Records for the task:
* start *

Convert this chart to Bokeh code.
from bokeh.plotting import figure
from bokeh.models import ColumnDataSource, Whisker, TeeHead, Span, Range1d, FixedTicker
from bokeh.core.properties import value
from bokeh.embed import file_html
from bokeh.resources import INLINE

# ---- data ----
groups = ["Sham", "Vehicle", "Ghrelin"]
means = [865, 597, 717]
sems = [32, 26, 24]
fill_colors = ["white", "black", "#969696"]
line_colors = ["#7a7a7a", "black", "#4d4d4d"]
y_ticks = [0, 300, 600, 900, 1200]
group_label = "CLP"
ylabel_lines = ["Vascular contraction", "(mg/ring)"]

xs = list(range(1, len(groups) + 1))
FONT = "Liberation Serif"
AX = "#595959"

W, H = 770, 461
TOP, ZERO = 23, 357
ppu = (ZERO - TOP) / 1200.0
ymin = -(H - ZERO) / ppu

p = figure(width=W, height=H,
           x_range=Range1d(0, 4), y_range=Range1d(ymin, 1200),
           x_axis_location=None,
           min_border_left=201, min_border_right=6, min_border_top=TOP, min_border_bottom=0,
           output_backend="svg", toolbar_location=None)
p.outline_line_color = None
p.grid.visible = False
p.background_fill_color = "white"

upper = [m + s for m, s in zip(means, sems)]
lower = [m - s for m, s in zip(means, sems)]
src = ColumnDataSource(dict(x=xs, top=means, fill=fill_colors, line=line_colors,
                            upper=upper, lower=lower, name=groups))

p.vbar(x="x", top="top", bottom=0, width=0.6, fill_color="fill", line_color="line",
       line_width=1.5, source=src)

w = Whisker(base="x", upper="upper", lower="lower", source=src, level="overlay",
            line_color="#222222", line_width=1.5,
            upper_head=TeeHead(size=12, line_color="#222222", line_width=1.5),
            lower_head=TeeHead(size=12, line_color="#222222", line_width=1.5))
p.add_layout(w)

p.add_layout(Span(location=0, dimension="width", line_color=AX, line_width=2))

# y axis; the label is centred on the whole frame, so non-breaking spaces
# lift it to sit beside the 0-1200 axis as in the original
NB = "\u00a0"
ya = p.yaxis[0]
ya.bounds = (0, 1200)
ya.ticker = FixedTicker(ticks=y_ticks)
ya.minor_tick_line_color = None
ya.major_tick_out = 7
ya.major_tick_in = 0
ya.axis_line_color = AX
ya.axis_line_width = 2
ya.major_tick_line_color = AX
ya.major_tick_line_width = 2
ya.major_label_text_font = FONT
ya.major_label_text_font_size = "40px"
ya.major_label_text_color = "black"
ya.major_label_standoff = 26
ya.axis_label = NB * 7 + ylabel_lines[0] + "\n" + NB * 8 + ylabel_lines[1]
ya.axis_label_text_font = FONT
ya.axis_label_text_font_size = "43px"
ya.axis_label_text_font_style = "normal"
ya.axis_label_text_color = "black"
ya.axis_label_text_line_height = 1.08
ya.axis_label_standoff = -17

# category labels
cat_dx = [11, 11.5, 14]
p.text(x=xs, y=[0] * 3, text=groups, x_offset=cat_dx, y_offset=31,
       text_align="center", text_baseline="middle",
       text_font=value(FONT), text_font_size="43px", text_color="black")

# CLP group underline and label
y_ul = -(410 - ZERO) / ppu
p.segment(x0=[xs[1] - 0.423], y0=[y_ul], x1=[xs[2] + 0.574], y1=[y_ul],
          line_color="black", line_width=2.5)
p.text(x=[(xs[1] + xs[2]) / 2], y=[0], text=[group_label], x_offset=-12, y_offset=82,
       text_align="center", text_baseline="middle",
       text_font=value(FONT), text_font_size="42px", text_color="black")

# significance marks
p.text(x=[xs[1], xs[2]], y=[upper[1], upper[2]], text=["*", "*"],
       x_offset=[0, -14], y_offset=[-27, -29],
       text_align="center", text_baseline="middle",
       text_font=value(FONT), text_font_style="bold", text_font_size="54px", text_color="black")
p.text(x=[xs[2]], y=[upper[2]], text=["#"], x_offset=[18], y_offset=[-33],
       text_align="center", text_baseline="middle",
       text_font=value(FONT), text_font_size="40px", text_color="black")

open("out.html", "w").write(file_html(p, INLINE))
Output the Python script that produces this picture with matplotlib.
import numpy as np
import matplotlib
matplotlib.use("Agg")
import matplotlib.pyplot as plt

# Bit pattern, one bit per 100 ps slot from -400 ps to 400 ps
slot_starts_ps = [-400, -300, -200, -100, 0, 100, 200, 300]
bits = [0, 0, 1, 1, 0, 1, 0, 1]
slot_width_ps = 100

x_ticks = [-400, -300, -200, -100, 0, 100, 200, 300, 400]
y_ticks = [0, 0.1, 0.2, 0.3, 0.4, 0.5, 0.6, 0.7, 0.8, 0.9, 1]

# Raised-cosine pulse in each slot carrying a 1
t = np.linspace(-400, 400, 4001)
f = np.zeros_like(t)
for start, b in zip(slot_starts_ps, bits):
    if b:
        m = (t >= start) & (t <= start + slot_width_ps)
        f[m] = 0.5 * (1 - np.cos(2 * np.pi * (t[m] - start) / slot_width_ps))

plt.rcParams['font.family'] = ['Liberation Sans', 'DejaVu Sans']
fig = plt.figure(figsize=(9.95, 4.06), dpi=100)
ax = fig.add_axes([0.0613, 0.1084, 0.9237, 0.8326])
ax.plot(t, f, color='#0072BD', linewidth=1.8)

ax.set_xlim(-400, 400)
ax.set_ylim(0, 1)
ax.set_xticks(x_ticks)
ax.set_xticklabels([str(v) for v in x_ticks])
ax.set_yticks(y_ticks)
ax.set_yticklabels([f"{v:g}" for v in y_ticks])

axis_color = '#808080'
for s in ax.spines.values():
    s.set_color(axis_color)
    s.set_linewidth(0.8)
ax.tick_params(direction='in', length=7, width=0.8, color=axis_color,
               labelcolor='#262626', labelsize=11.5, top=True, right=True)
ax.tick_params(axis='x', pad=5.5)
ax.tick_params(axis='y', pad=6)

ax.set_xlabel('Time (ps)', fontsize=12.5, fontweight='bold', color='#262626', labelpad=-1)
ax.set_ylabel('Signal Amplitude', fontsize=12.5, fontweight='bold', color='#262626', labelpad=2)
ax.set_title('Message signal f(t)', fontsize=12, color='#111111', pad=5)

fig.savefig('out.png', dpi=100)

* end *

Exercise prompt:
How many lines in the records hold the string "matplotlib"? Reply with the number alone.

Full solution:
4